Jewelmasters officials plan to open upscale jewelry and gift stores in the Washington area using the name, and they are contemplating a catalogue business using Garfinckel's million-person mailing list.
The company had run the leased jewelry department at Garfinckel's since the 1970s, grossing $4 million to $6 million yearly, said Josef J. Barr, Jewelmasters's chairman and chief executive.
"We did very well there and had been hit hard when it went bankrupt," Barr said. "Now we are staking out on our own to keep the success we had there."
Jewelmasters lost $1.2 million on $24.7 million in sales in the first six months of this year, compared with a $994,655 loss on $24.97 million revenue for the same period a year ago.
The first jewelry store -- called Josef J. Barr/Garfinckel's Fine Jewelry -- will open in late November at Virginia's Fashion Centre at Pentagon City. If it is successful, plans call for more stores, including ones called Garfinckel's Gifts, of about 5,000 square feet.
The sale of the name ended the long-standing rumor that former Garfinckel's president George P. Kelly would open a string of boutiques in the Washington area under the Garfinckel's name.

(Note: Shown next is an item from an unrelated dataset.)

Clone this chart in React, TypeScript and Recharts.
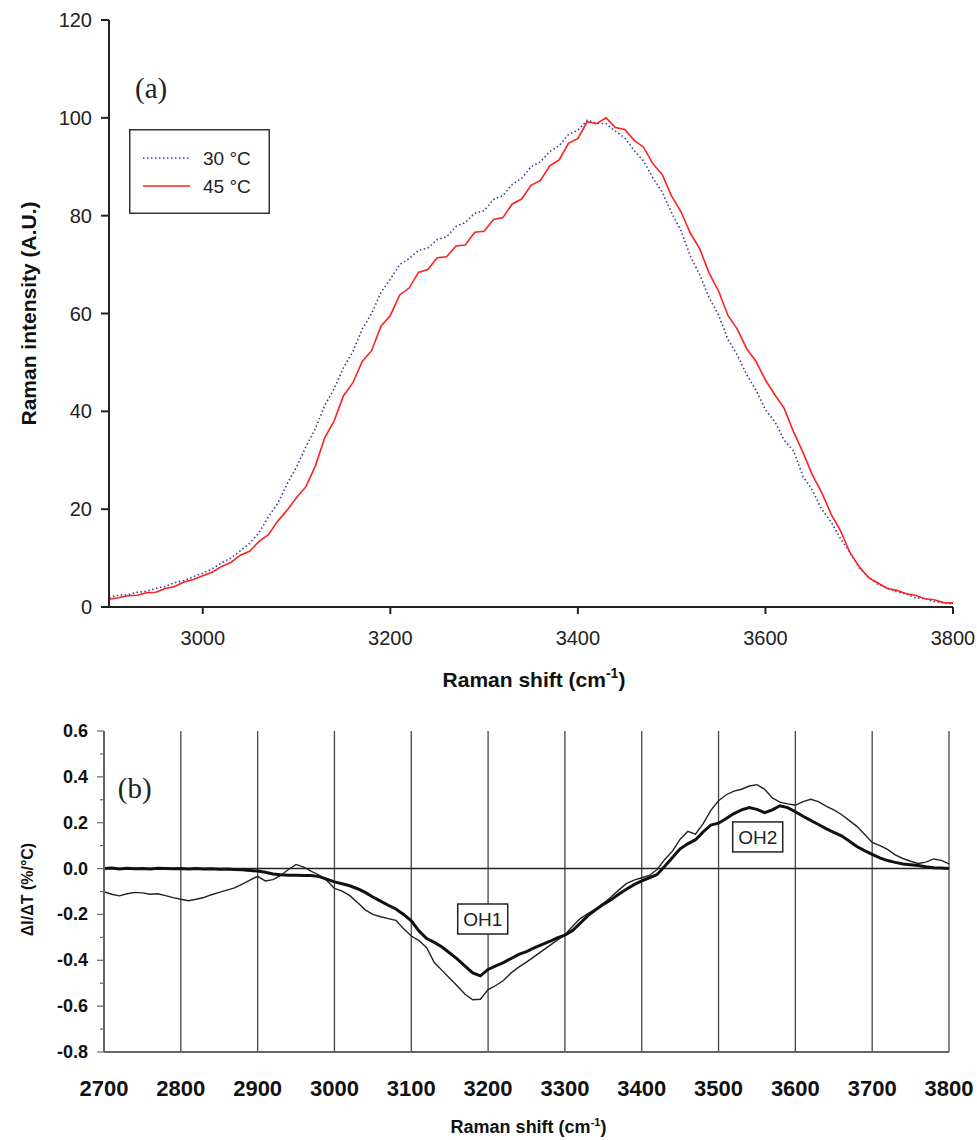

While many analysts thought the value of the Garfinckel's name in the wake of its wrenching summer bankruptcy would be negligible, the tiny sum received for it still surprised them. The name of the also-defunct Bonwit Teller of New York, for example, was sold for $6.2 million in April, along with leases and inventory for two stores in Boston and Buffalo.
"The price really is low for a store that has been in the area for so long and has established such a longtime reputation," said Karen Spitz of the New York-based Licensing Corp. of America.
"We were not really deluged withoffers," said Stephen E. Leach, Garfinckel's attorney in the bankruptcy process, explaining the low price.
"If $22,500 was the accepted offer, you can be sure it was the highest offer."
Some think that was even too much. "It's doubtful that name could be used to great advantage anymore," said Kurt Barnard, publisher of Barnard's Retail Marketing Report in New York. "The reason the store went bankrupt is because the name has faded from public consciousness already."
Barr said he is not worried about the potentially negative image Garfinckel's might carry. "Abercrombie & Fitch came back after its name was sold and is now doing well," said Barr, referring to the fancy retailer that went out of business and came back in a different incarnation.
"People will welcome Garfinckel's back and, when Christmas comes around, will be thrilled to get a present wrapped in a Garfinckel's box," Barr said.